= Exercise =
The lines from the top of the material below through the line containing "var yAxisTitle = 'Gyv. sk./1 kv.km.';" are to be printed exactly, with pictures omitted.
# START OF Recorded data
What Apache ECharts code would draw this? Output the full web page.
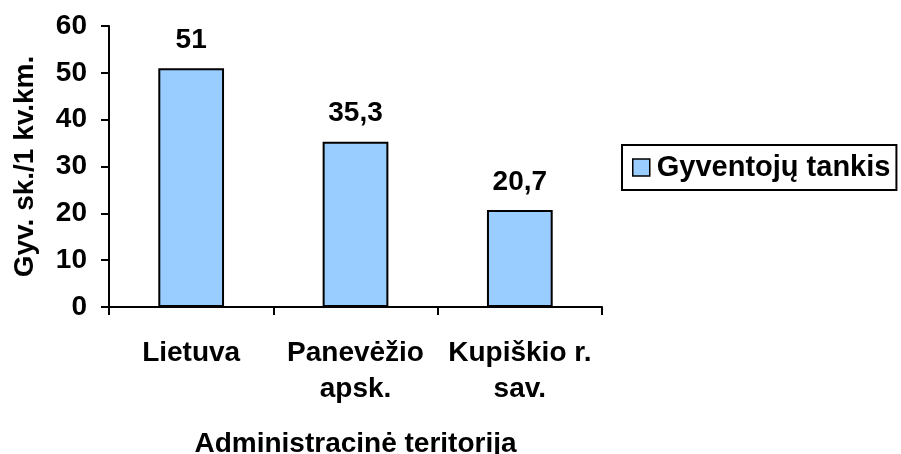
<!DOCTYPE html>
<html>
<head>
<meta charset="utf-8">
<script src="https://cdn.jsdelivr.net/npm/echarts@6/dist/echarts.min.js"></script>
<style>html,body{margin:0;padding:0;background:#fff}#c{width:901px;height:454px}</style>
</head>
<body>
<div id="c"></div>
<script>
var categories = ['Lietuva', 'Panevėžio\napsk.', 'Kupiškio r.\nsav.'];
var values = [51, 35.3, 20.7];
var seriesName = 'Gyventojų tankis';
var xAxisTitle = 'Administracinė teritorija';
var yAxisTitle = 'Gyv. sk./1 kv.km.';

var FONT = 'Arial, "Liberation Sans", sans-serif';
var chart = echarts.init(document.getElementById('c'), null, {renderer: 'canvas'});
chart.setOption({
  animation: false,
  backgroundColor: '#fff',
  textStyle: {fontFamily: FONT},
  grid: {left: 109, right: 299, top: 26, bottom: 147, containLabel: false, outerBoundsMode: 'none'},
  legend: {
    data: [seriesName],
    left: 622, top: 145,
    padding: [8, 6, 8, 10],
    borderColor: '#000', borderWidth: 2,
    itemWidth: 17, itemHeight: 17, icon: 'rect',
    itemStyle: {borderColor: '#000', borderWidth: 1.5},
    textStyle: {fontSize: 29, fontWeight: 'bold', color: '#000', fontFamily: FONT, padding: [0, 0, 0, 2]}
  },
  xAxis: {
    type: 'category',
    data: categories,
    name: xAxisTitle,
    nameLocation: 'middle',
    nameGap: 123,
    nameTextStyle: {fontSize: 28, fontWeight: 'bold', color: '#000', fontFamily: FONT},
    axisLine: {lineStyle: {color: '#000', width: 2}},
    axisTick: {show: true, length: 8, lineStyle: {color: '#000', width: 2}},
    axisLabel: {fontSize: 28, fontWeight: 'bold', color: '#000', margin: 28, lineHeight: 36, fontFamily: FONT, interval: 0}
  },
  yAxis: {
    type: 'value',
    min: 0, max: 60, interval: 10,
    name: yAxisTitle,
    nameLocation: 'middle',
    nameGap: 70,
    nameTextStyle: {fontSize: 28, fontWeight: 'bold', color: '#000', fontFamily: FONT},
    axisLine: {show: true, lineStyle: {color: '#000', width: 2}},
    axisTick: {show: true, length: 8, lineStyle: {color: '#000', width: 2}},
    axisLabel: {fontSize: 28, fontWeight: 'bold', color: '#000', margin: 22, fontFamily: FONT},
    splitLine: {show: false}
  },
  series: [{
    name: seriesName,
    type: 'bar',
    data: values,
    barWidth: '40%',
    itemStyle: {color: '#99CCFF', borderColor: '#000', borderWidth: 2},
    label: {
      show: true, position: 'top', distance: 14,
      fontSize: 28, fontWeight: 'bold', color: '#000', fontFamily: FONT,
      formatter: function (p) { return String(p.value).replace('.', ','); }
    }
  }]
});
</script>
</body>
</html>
# END OF Recorded data
= Reply =
What Apache ECharts code would draw this? Output the full web page.
<!DOCTYPE html>
<html>
<head>
<meta charset="utf-8">
<script src="https://cdn.jsdelivr.net/npm/echarts@6/dist/echarts.min.js"></script>
<style>html,body{margin:0;padding:0;background:#fff}#c{width:901px;height:454px}</style>
</head>
<body>
<div id="c"></div>
<script>
var categories = ['Lietuva', 'Panevėžio\napsk.', 'Kupiškio r.\nsav.'];
var values = [51, 35.3, 20.7];
var seriesName = 'Gyventojų tankis';
var xAxisTitle = 'Administracinė teritorija';
var yAxisTitle = 'Gyv. sk./1 kv.km.';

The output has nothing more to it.